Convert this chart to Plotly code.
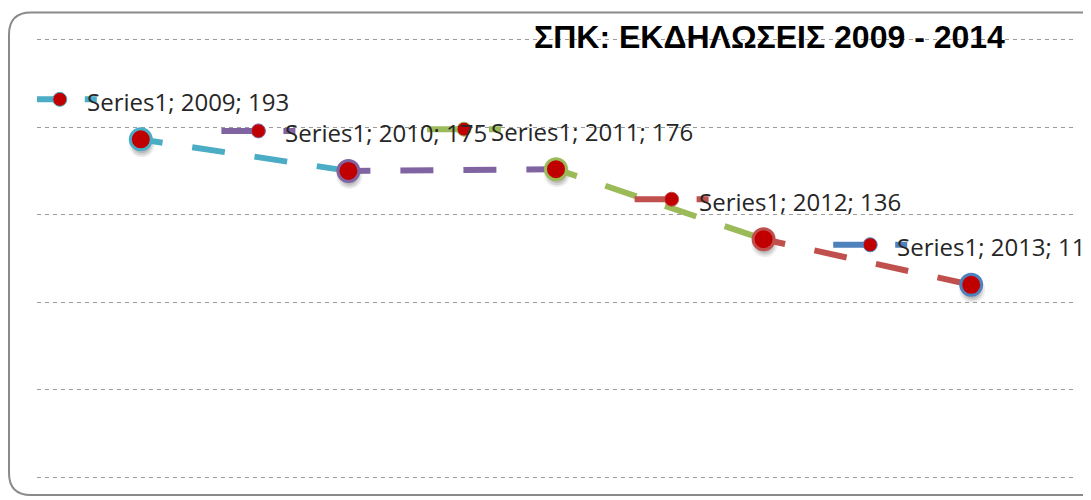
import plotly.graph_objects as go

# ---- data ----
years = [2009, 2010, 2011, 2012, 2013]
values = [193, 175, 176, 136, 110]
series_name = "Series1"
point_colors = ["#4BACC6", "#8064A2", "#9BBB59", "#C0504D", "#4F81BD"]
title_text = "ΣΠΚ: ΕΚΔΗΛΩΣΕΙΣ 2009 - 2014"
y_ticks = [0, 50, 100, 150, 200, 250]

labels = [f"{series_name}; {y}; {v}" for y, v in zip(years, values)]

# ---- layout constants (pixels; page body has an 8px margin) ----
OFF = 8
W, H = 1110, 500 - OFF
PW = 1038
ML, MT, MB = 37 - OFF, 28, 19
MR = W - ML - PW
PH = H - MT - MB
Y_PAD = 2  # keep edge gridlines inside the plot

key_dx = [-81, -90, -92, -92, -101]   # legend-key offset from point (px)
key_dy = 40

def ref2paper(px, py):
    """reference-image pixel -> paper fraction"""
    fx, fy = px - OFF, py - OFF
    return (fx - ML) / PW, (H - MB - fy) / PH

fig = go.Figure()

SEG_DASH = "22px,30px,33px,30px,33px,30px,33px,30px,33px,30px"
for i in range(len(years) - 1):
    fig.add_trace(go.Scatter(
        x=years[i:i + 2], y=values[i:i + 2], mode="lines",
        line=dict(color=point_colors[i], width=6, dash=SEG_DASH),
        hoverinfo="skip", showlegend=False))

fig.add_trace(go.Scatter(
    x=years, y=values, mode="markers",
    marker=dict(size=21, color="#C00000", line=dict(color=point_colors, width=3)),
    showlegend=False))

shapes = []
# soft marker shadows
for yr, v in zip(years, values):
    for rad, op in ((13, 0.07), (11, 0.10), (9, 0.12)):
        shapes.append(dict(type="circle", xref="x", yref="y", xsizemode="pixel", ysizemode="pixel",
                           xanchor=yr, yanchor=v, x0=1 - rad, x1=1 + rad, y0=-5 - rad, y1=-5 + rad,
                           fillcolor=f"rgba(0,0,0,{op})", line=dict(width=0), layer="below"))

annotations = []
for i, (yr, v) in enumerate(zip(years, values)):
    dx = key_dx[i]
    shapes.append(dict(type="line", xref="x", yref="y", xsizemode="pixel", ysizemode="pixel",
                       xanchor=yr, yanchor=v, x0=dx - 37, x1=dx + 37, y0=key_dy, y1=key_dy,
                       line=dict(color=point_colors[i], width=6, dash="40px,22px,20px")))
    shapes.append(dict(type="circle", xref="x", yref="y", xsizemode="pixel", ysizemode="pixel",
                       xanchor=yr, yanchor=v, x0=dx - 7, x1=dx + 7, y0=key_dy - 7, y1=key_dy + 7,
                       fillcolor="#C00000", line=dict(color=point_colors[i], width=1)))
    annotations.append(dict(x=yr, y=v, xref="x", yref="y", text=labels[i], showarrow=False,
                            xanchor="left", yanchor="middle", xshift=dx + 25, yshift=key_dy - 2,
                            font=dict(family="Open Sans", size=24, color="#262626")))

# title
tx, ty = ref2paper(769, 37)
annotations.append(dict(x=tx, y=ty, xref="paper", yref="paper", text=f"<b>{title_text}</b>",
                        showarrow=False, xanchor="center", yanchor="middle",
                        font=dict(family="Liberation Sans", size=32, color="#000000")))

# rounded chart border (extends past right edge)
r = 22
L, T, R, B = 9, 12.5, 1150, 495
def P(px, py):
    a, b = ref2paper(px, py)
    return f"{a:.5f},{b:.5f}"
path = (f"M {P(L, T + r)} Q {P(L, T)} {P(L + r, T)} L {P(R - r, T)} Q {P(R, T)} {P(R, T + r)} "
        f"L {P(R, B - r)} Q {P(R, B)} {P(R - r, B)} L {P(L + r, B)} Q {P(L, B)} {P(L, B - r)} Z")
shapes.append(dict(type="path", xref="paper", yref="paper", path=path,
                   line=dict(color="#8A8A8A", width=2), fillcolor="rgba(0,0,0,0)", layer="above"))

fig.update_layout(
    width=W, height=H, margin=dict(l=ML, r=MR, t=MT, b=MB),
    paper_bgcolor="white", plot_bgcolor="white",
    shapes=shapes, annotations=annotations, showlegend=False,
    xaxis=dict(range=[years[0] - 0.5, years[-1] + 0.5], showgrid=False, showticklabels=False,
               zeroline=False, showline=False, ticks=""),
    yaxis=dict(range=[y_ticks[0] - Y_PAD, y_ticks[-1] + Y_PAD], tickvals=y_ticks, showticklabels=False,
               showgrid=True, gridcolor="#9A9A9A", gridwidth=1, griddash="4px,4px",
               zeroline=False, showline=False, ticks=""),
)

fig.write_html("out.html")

+ + + + + + +

# Goal of the exercise
Starting at the first line of the material, output exactly the lines up to and including the one with "import plotly.graph_objects as go". Do not include the pictures.

# Solved exercise
Convert this chart to Plotly code.
import plotly.graph_objects as go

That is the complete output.